- Plotting code records:
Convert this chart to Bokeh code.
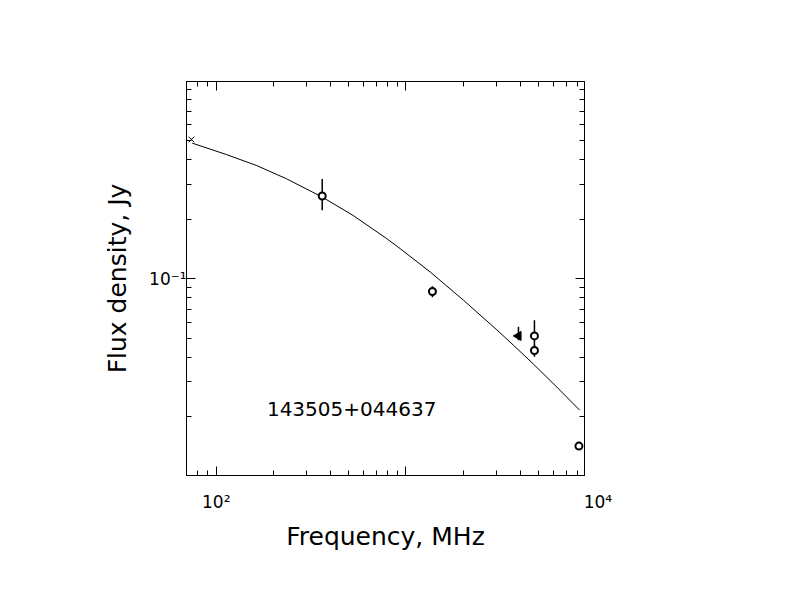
import math
from bokeh.plotting import figure
from bokeh.models import (LogAxis, FixedTicker, CustomJSTickFormatter, Label)
from bokeh.embed import file_html
from bokeh.resources import INLINE

# ---- data ----
obs_freq = [362, 1380, 4760, 4760, 8170]          # MHz, open circles
obs_flux = [0.2615, 0.0860, 0.0513, 0.0433, 0.01422]  # Jy
obs_lo = [0.2214, 0.0805, 0.0410, 0.0403, 0.01422]
obs_hi = [0.3189, 0.0915, 0.0616, 0.0463, 0.01422]

tri_freq = [3920]
tri_flux = [0.0513]
tri_lo = [0.0488]
tri_hi = [0.0570]

cross_freq = [74]
cross_flux = [0.505]

curve_freq = [74.7, 113, 162.5, 234, 362, 526, 794, 933, 1343, 2012, 3018, 3692, 4708, 6252, 8228]
curve_flux = [0.484, 0.424, 0.3735, 0.320, 0.2583, 0.2088, 0.159, 0.1417, 0.1080, 0.0777,
              0.0550, 0.0460, 0.0369, 0.02825, 0.02164]

x_range_lim = (69.7, 8740)
y_range_lim = (0.0101, 0.992)
x_major = [100, 1000]
x_minor = [80, 90] + [m * 100 for m in range(2, 10)] + [m * 1000 for m in range(2, 10)]
y_major = [0.1]
y_minor = [m / 100 for m in range(2, 10)] + [m / 10 for m in range(2, 10)]

source_name = "143505+044637"
x_label = "Frequency, MHz"
y_label = "Flux density, Jy"

FONT = "DejaVu Sans"

p = figure(x_axis_type="log", y_axis_type="log",
           x_range=x_range_lim, y_range=y_range_lim,
           frame_width=398, frame_height=394,
           min_border_left=186, min_border_top=81,
           min_border_right=180, min_border_bottom=110,
           output_backend="svg", toolbar_location=None,
           background_fill_color="white", border_fill_color="white")
p.grid.visible = False
p.outline_line_color = "black"
p.outline_line_width = 1

# bottom axis: an extra (invisible, on the frame edge) major tick carries the 10^4 label,
# because that decade lies just past the right end of the frame
edge = x_range_lim[1] * 0.9995
xt_bottom = FixedTicker(ticks=x_major + [edge], minor_ticks=x_minor)
xt = FixedTicker(ticks=x_major, minor_ticks=x_minor)
yt = FixedTicker(ticks=y_major, minor_ticks=y_minor)

def style(ax, ticker):
    ax.ticker = ticker
    ax.axis_line_color = "black"
    ax.major_tick_in = 9
    ax.major_tick_out = 0
    ax.minor_tick_in = 5
    ax.minor_tick_out = 0
    ax.major_tick_line_color = "black"
    ax.minor_tick_line_color = "black"
    ax.major_label_text_font = FONT
    ax.major_label_text_font_size = "17px"
    ax.major_label_text_color = "black"
    ax.axis_label_text_font = FONT
    ax.axis_label_text_font_style = "normal"
    ax.axis_label_text_font_size = "25px"
    ax.axis_label_text_color = "black"

style(p.xaxis[0], xt_bottom)
style(p.yaxis[0], yt)
p.xaxis[0].formatter = CustomJSTickFormatter(code="""
if (Math.abs(tick - 100) < 1e-6) return '10\u00b2';
if (tick > 5000) return '\u00a0\u00a0\u00a0\u00a0\u00a010\u2074';
return '';
""")
p.yaxis[0].formatter = CustomJSTickFormatter(code="return '10\u207b\u00b9';")
p.xaxis[0].major_label_standoff = 16
p.yaxis[0].major_label_standoff = 0
p.xaxis[0].axis_label = x_label
p.yaxis[0].axis_label = y_label
p.xaxis[0].axis_label_standoff = 7
p.yaxis[0].axis_label_standoff = 14

top = LogAxis()
right = LogAxis()
for ax, t in ((top, xt), (right, yt)):
    style(ax, t)
    ax.major_label_text_font_size = "0px"
    ax.formatter = CustomJSTickFormatter(code="return '';")
    ax.major_label_standoff = 0
p.add_layout(top, "above")
p.add_layout(right, "right")

# fitted curve
p.line(curve_freq, curve_flux, line_color="black", line_width=1)

# error bars
p.segment(x0=obs_freq, y0=obs_lo, x1=obs_freq, y1=obs_hi, line_color="black", line_width=1.5)
p.segment(x0=tri_freq, y0=tri_lo, x1=tri_freq, y1=tri_hi, line_color="black", line_width=1.5)

# markers
p.scatter(obs_freq, obs_flux, marker="circle", size=7, fill_color="white",
          line_color="black", line_width=2)
p.scatter(tri_freq, tri_flux, marker="triangle", size=9, angle=math.pi / 2,
          fill_color="black", line_color="black")
p.scatter(cross_freq, cross_flux, marker="x", size=8, line_color="black", line_width=1)

# source name
p.add_layout(Label(x=185, y=0.0219, text=source_name, text_font=FONT,
                   text_font_size="20px", text_color="black",
                   text_align="left", text_baseline="alphabetic"))

open("out.html", "w").write(file_html(p, INLINE))
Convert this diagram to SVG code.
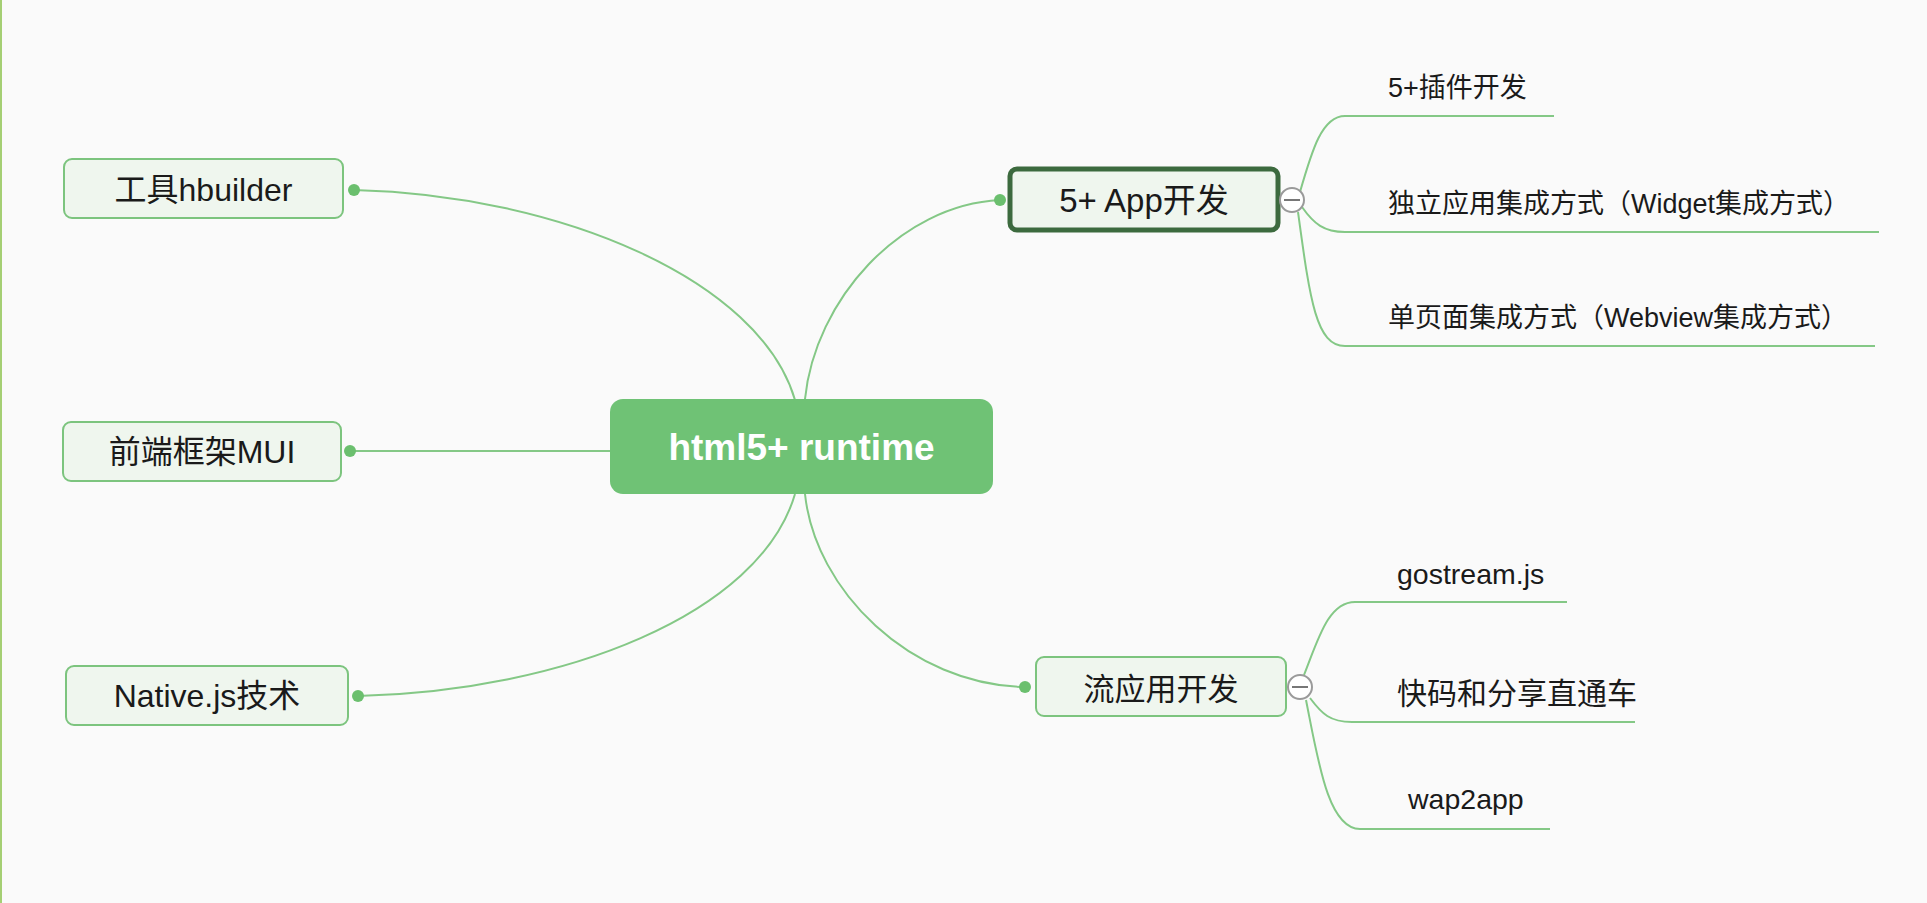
<svg xmlns="http://www.w3.org/2000/svg" width="1927" height="903" viewBox="0 0 1927 903">
<style>
.bg{fill:#fafafa}
.node{fill:#eff6ee;stroke:#7cc47e;stroke-width:2}
.sel{fill:#eff6ee;stroke:#3c6a3e;stroke-width:5}
.root{fill:#6fc275}
.t{font-family:"Liberation Sans","Noto Sans CJK SC",sans-serif;fill:#1a1a1a}
.nt{font-size:32px;text-anchor:middle}
.st{font-size:27px}
.lt{font-size:28.5px}
.rt{font-size:37px;font-weight:bold;fill:#ffffff;text-anchor:middle}
.conn path,.conn line{fill:none;stroke:#84c886;stroke-width:2}
.dot{fill:#6bbf6e}
.col{fill:#ffffff;stroke:#9a9a9a;stroke-width:2}
.minus{stroke:#777;stroke-width:2}
</style>
<rect class="bg" x="0" y="0" width="1927" height="903"/>
<rect x="0" y="0" width="2" height="903" fill="#a5cf74"/>

<g id="connectors" class="conn">
  <path d="M354,190 C560,195 760,280 795,400"/>
  <line x1="350" y1="451" x2="610" y2="451"/>
  <path d="M358,696 C564,691 760,614 795,494"/>
  <path d="M805,399 C815,300 900,205 1000,200"/>
  <path d="M805,494 C815,590 910,685 1025,687"/>
  <path d="M1300,192 C1312,150 1322,116 1345,116 L1554,116"/>
  <path d="M1302,207 C1314,224 1324,232 1345,232 L1879,232"/>
  <path d="M1298,212 C1310,300 1316,346 1345,346 L1875,346"/>
  <path d="M1304,675 C1318,640 1328,602 1355,602 L1567,602"/>
  <path d="M1310,698 C1322,714 1330,722 1352,722 L1635,722"/>
  <path d="M1306,700 C1318,760 1328,829 1360,829 L1550,829"/>
</g>

<g id="root">
  <rect class="root" x="610" y="399" width="383" height="95" rx="13"/>
  <text class="t rt" x="801.5" y="460">html5+ runtime</text>
</g>

<g id="n-hbuilder">
  <rect class="node" x="64" y="159" width="279" height="59" rx="8"/>
  <circle class="dot" cx="354" cy="190" r="6"/>
  <text class="t nt" x="203.5" y="201">工具hbuilder</text>
</g>

<g id="n-mui">
  <rect class="node" x="63" y="422" width="278" height="59" rx="8"/>
  <circle class="dot" cx="350" cy="451" r="6"/>
  <text class="t nt" x="202" y="463">前端框架MUI</text>
</g>

<g id="n-native">
  <rect class="node" x="66" y="666" width="282" height="59" rx="8"/>
  <circle class="dot" cx="358" cy="696" r="6"/>
  <text class="t nt" x="207" y="707">Native.js技术</text>
</g>

<g id="n-app">
  <rect class="sel" x="1010" y="169" width="268" height="61" rx="7"/>
  <circle class="dot" cx="1000" cy="200" r="6"/>
  <text class="t nt" x="1144" y="212" style="font-size:33px">5+ App开发</text>
  <circle class="col" cx="1292" cy="200" r="12"/>
  <line class="minus" x1="1284" y1="200" x2="1300" y2="200"/>
</g>

<g id="n-stream">
  <rect class="node" x="1036" y="657" width="250" height="59" rx="8"/>
  <circle class="dot" cx="1025" cy="687" r="6"/>
  <text class="t nt" x="1161" y="700" style="font-size:31px">流应用开发</text>
  <circle class="col" cx="1300" cy="687" r="12"/>
  <line class="minus" x1="1292" y1="687" x2="1308" y2="687"/>
</g>

<g id="n-plugin"><text class="t st" x="1388" y="97">5+插件开发</text></g>
<g id="n-widget"><text class="t st" x="1388" y="213">独立应用集成方式（Widget集成方式）</text></g>
<g id="n-webview"><text class="t st" x="1388" y="327">单页面集成方式（Webview集成方式）</text></g>
<g id="n-gostream"><text class="t lt" x="1397" y="584">gostream.js</text></g>
<g id="n-kuaima"><text class="t lt" x="1397" y="704" style="font-size:30px">快码和分享直通车</text></g>
<g id="n-wap2app"><text class="t lt" x="1408" y="809">wap2app</text></g>
</svg>
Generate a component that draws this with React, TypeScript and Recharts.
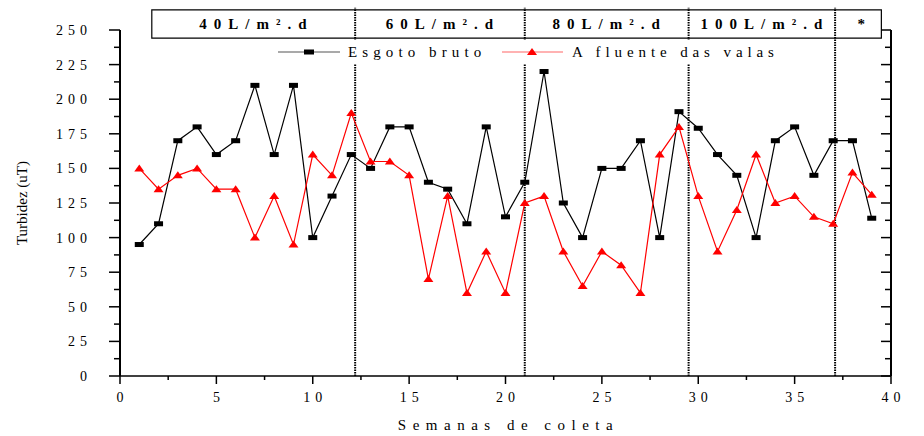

- Work to do: Begin at the first line of the entries above and return each line exactly, stopping after the line that contains "0.0550, 0.0460, 0.0369, 0.02825, 0.02164]". Pictures do not belong in the copy.

- Response:
Convert this chart to Bokeh code.
import math
from bokeh.plotting import figure
from bokeh.models import (LogAxis, FixedTicker, CustomJSTickFormatter, Label)
from bokeh.embed import file_html
from bokeh.resources import INLINE

# ---- data ----
obs_freq = [362, 1380, 4760, 4760, 8170]          # MHz, open circles
obs_flux = [0.2615, 0.0860, 0.0513, 0.0433, 0.01422]  # Jy
obs_lo = [0.2214, 0.0805, 0.0410, 0.0403, 0.01422]
obs_hi = [0.3189, 0.0915, 0.0616, 0.0463, 0.01422]

tri_freq = [3920]
tri_flux = [0.0513]
tri_lo = [0.0488]
tri_hi = [0.0570]

cross_freq = [74]
cross_flux = [0.505]

curve_freq = [74.7, 113, 162.5, 234, 362, 526, 794, 933, 1343, 2012, 3018, 3692, 4708, 6252, 8228]
curve_flux = [0.484, 0.424, 0.3735, 0.320, 0.2583, 0.2088, 0.159, 0.1417, 0.1080, 0.0777,
              0.0550, 0.0460, 0.0369, 0.02825, 0.02164]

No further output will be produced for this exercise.